I don't want to tell anyone how to feel. We are in a tough situation. If you are panicking and feel like the end is nigh, I think it's good to give yourself permission to calm down. We'll need calm to make it through, especially at the unfortunate times when we just have to wait it out because there's no immediate practical way to make things better.
[1] https://online.ucpress.edu/collabra/article/9/1/74793/196122...
In that case, you should have no problem accepting this deal. I'll give you $10 right now. In exchange, you'll give me half of your net worth in 100 years (assume both of us will somehow be alive if civilization survives).
Humans are sub-Saharan tropical apes that somehow made it to every major landmass and climate zone in the world on stone age technology. As a species we'll be fine. Agriculture is only about 4% of the world's economic output, which gives us a lot of headroom. If it comes down it it, we triple that and probably feed the world off entirely off hydroponics in Canada and Russia.
> We had to reduce emissions 30 years ago, and simply chose not to
Greenhouse gas emissions have been rising to fuel growth that allows billions of people to achieve a quality of life that we would consider basic. Meanwhile, America's greenhouse gas emissions are below what they were 30 years ago. On a per-capita basis, they are over 25% lower.
https://ourworldindata.org/co2/country/united-states
> we'd have to create a coordinated global Manhattan Project around alternative energy
Solar energy has been exponentially growing for over a decade.
https://en.wikipedia.org/wiki/Growth_of_photovoltaics
> The US currently has the stupidest president it has ever had
Sure, but even Trump turns into TACO when the situation calls for it.
I don't know when the sharks will move in, but this final sentence of the article points to a broader problem with climate change induced migrations: species don't move at the same pace. Plants move much slower than insects, and insects faster then their predators. This will create imbalances, which will lead to big problems with new diseases and pests.
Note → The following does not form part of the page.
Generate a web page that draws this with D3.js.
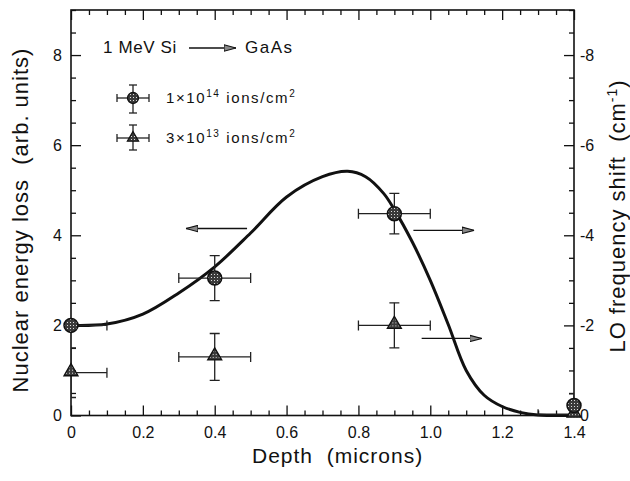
<!DOCTYPE html>
<html><head><meta charset="utf-8">
<script src="https://cdn.jsdelivr.net/npm/d3@7"></script>
<style>
body{margin:0;background:#fff;}
svg text{font-family:"Liberation Sans",Arial,Helvetica,sans-serif;fill:#111;}
</style></head><body>
<svg id="chart" width="630" height="481"></svg>
<script>
// ---- data ----
const curveDepth = [0, 0.1, 0.2, 0.3, 0.4, 0.5, 0.6, 0.7, 0.77, 0.82, 0.87, 0.9, 0.95, 1.0, 1.05, 1.1, 1.15, 1.2, 1.25, 1.3, 1.4];
const curveLoss  = [2.0, 2.03, 2.25, 2.72, 3.3, 4.05, 4.85, 5.3, 5.42, 5.3, 4.93, 4.57, 3.85, 3.0, 2.02, 1.0, 0.45, 0.2, 0.07, 0.01, 0.0];

const highDoseDepth = [0, 0.4, 0.9, 1.4];
const highDoseShift = [-2.0, -3.05, -4.48, -0.22];
const highDoseDepthErr = [0.1, 0.1, 0.1, 0];
const highDoseShiftErr = [0, 0.5, 0.45, 0.26];

const lowDoseDepth = [0, 0.4, 0.9, 1.4];
const lowDoseShift = [-0.95, -1.3, -2.0, -0.03];
const lowDoseDepthErr = [0.1, 0.1, 0.1, 0.1];
const lowDoseShiftErr = [0.55, 0.52, 0.5, 0];

const arrowStartDepth = [0.49, 0.953, 0.976];
const arrowEndDepth   = [0.32, 1.122, 1.143];
const arrowLevel      = [4.15, 4.11, 1.71];

const xTicks = [0, 0.2, 0.4, 0.6, 0.8, 1.0, 1.2, 1.4];
const yTicks = [0, 2, 4, 6, 8];
const y2Ticks = [0, -2, -4, -6, -8];
const xTickLabels = ["0", "0.2", "0.4", "0.6", "0.8", "1.0", "1.2", "1.4"];
const yTickLabels = ["0", "2", "4", "6", "8"];
const y2TickLabels = ["0", "-2", "-4", "-6", "-8"];
const legendLabels = [["1×10", "14", "\u00A0ions/cm", "2"], ["3×10", "13", "\u00A0ions/cm", "2"]];

// ---- layout ----
const svg = d3.select('#chart');
const L = 71, R = 574, T = 10, B = 415.5;
const x = d3.scaleLinear().domain([0, 1.4]).range([L, R]);
const y = d3.scaleLinear().domain([0, 9]).range([B, T]);
const y2 = d3.scaleLinear().domain([0, -9]).range([B, T]);
const ink = "#111";

const defs = svg.append("defs");
defs.append("clipPath").attr("id", "plotclip").append("rect")
  .attr("x", L).attr("y", T).attr("width", R - L).attr("height", B - T);
const pat = defs.append("pattern").attr("id", "dots").attr("patternUnits", "userSpaceOnUse")
  .attr("width", 3).attr("height", 3);
pat.append("rect").attr("width", 3).attr("height", 3).attr("fill", "#3a3a3a");
pat.append("rect").attr("x", 1).attr("y", 1).attr("width", 1).attr("height", 1).attr("fill", "#ddd");
defs.append("marker").attr("id", "ahead").attr("viewBox", "0 0 12 8").attr("refX", 12).attr("refY", 4)
  .attr("markerWidth", 12).attr("markerHeight", 8).attr("markerUnits", "userSpaceOnUse").attr("orient", "auto")
  .append("path").attr("d", "M0,0.8 L12,4 L0,7.2 Z").attr("fill", "#888").attr("stroke", ink).attr("stroke-width", 1.1);

// ---- axes ----
function styleAxis(g) {
  g.select(".domain").remove();
  g.selectAll(".tick line").attr("stroke", ink).attr("stroke-width", 1.3);
  g.selectAll(".tick text").attr("font-size", 16).attr("fill", ink)
    .attr("font-family", '"Liberation Sans",Arial,sans-serif');
}
const minorX = d3.range(0, 1.4001, 0.05).map(v => +v.toFixed(2)).filter(v => !xTicks.some(t => Math.abs(t - v) < 1e-6));
const minorY = d3.range(0, 9.001, 0.5).filter(v => v % 2 !== 0);

svg.append("g").attr("transform", `translate(0,${B})`)
  .call(d3.axisBottom(x).tickValues(xTicks).tickSize(-10).tickSizeOuter(0).tickPadding(11)
    .tickFormat((d, i) => xTickLabels[i])).call(styleAxis);
svg.append("g").attr("transform", `translate(0,${B})`)
  .call(d3.axisBottom(x).tickValues(minorX).tickSize(-5).tickSizeOuter(0).tickFormat("")).call(styleAxis);
svg.append("g").attr("transform", `translate(0,${T})`)
  .call(d3.axisTop(x).tickValues(xTicks).tickSize(-10).tickSizeOuter(0).tickFormat("")).call(styleAxis);
svg.append("g").attr("transform", `translate(0,${T})`)
  .call(d3.axisTop(x).tickValues(minorX).tickSize(-5).tickSizeOuter(0).tickFormat("")).call(styleAxis);

svg.append("g").attr("transform", `translate(${L},0)`)
  .call(d3.axisLeft(y).tickValues(yTicks).tickSize(-10).tickSizeOuter(0).tickPadding(9)
    .tickFormat((d, i) => yTickLabels[i])).call(styleAxis);
svg.append("g").attr("transform", `translate(${L},0)`)
  .call(d3.axisLeft(y).tickValues(minorY).tickSize(-5).tickSizeOuter(0).tickFormat("")).call(styleAxis);
svg.append("g").attr("transform", `translate(${R},0)`)
  .call(d3.axisRight(y2).tickValues(y2Ticks).tickSize(-10).tickSizeOuter(0).tickPadding(6)
    .tickFormat((d, i) => y2TickLabels[i])).call(styleAxis);
svg.append("g").attr("transform", `translate(${R},0)`)
  .call(d3.axisRight(y2).tickValues(minorY.map(v => -v)).tickSize(-5).tickSizeOuter(0).tickFormat("")).call(styleAxis);

svg.append("rect").attr("x", L).attr("y", T).attr("width", R - L).attr("height", B - T)
  .attr("fill", "none").attr("stroke", ink).attr("stroke-width", 1.6);

// ---- axis titles ----
svg.append("text").attr("transform", `translate(28,220) rotate(-90)`).attr("text-anchor", "middle")
  .attr("font-size", 22).attr("letter-spacing", 1)
  .text("Nuclear energy loss\u00A0\u00A0(arb. units)");
const rt = svg.append("text").attr("transform", `translate(625,216) rotate(-90)`).attr("text-anchor", "middle")
  .attr("font-size", 22).attr("letter-spacing", 1);
rt.append("tspan").text("LO frequency shift\u00A0\u00A0(cm");
rt.append("tspan").attr("font-size", 14).attr("dy", -8).text("-1");
rt.append("tspan").attr("dy", 8).text(")");
svg.append("text").attr("x", 252).attr("y", 463).attr("font-size", 21).attr("letter-spacing", 1)
  .text("Depth\u00A0\u00A0(microns)");

// ---- curve ----
const line = d3.line().x(d => x(d[0])).y(d => y(d[1])).curve(d3.curveCatmullRom.alpha(0.5));
svg.append("path").datum(curveDepth.map((d, i) => [d, curveLoss[i]]))
  .attr("d", line).attr("fill", "none").attr("stroke", ink).attr("stroke-width", 3);

// ---- arrows ----
arrowStartDepth.forEach((d, i) => {
  svg.append("line").attr("x1", x(d)).attr("x2", x(arrowEndDepth[i]))
    .attr("y1", y(arrowLevel[i])).attr("y2", y(arrowLevel[i]))
    .attr("stroke", ink).attr("stroke-width", 1.3).attr("marker-end", "url(#ahead)");
});

// ---- error bars + markers ----
const eb = svg.append("g").attr("clip-path", "url(#plotclip)");
function errorBars(xs, ys, xe, ye) {
  xs.forEach((d, i) => {
    const cy = y2(ys[i]), cx = x(d);
    if (xe[i] > 0) {
      const a = x(d - xe[i]), b = x(d + xe[i]);
      eb.append("line").attr("x1", a).attr("x2", b).attr("y1", cy).attr("y2", cy);
      [a, b].forEach(px => eb.append("line").attr("x1", px).attr("x2", px).attr("y1", cy - 5).attr("y2", cy + 5));
    }
    if (ye[i] > 0) {
      const a = y2(ys[i] - ye[i]), b = y2(ys[i] + ye[i]);
      eb.append("line").attr("x1", cx).attr("x2", cx).attr("y1", a).attr("y2", b);
      [a, b].forEach(py => eb.append("line").attr("x1", cx - 5).attr("x2", cx + 5).attr("y1", py).attr("y2", py));
    }
  });
}
errorBars(highDoseDepth, highDoseShift, highDoseDepthErr, highDoseShiftErr);
errorBars(lowDoseDepth, lowDoseShift, lowDoseDepthErr, lowDoseShiftErr);
eb.selectAll("line").attr("stroke", "#222").attr("stroke-width", 1.3);

const tri = d3.symbol().type(d3.symbolTriangle).size(85);
svg.selectAll(".lowpt").data(lowDoseDepth).join("path").attr("class", "lowpt")
  .attr("transform", (d, i) => `translate(${x(d)},${y2(lowDoseShift[i]) - 1})`)
  .attr("d", tri).attr("fill", "url(#dots)").attr("stroke", ink).attr("stroke-width", 1.3);
svg.selectAll(".highpt").data(highDoseDepth).join("circle").attr("class", "highpt")
  .attr("cx", d => x(d)).attr("cy", (d, i) => y2(highDoseShift[i])).attr("r", 7)
  .attr("fill", "url(#dots)").attr("stroke", ink).attr("stroke-width", 1.5);

// ---- title annotation ----
svg.append("text").attr("x", 103).attr("y", 53).attr("font-size", 17).attr("letter-spacing", 0.6).text("1 MeV Si");
svg.append("line").attr("x1", 189).attr("x2", 236).attr("y1", 48).attr("y2", 48)
  .attr("stroke", ink).attr("stroke-width", 1.3).attr("marker-end", "url(#ahead)");
svg.append("text").attr("x", 245).attr("y", 53).attr("font-size", 17).attr("letter-spacing", 1.5).text("GaAs");

// ---- legend ----
const legY = [98, 138];
legY.forEach((ly, i) => {
  const g = svg.append("g");
  const lx = 133;
  g.append("line").attr("x1", lx - 16).attr("x2", lx + 16).attr("y1", ly).attr("y2", ly);
  [lx - 16, lx + 16].forEach(px => g.append("line").attr("x1", px).attr("x2", px).attr("y1", ly - 4).attr("y2", ly + 4));
  const top = ly - 13, bot = i === 0 ? ly + 15 : ly + 12;
  g.append("line").attr("x1", lx).attr("x2", lx).attr("y1", top).attr("y2", bot);
  [top, bot].forEach(py => g.append("line").attr("x1", lx - 4).attr("x2", lx + 4).attr("y1", py).attr("y2", py));
  g.selectAll("line").attr("stroke", "#222").attr("stroke-width", 1.3);
  if (i === 0) g.append("circle").attr("cx", lx).attr("cy", ly).attr("r", 5.5)
    .attr("fill", "url(#dots)").attr("stroke", ink).attr("stroke-width", 1.3);
  else g.append("path").attr("transform", `translate(${lx},${ly})`).attr("d", d3.symbol().type(d3.symbolTriangle).size(55))
    .attr("fill", "url(#dots)").attr("stroke", ink).attr("stroke-width", 1.2);
  const t = svg.append("text").attr("x", 166).attr("y", ly + 5).attr("font-size", 15).attr("letter-spacing", 1.6);
  const lab = legendLabels[i];
  t.append("tspan").text(lab[0]);
  t.append("tspan").attr("font-size", 10).attr("dy", -6).text(lab[1]);
  t.append("tspan").attr("dy", 6).text(lab[2]);
  t.append("tspan").attr("font-size", 10).attr("dy", -6).text(lab[3]);
});
</script>
</body></html>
Eventually things will re-calibrate, but a lot of species may go extinct and we could see a very long period of reduced biodiversity. It takes a long time to adapt.
Think again, I have seen huge population of barracudas around Port-Cros and Porquerolles (islands south of France, near Toulon) for decades.
ljf•5mo ago
Last night I snorkelled for 30 minutes with my son at 6pm without a wetsuit for either of us - the sea is that much warmer than average right now.
The heat is impacting the local catch of lobster and crabs, and increasing the number of new fish species here - and of jelly fish.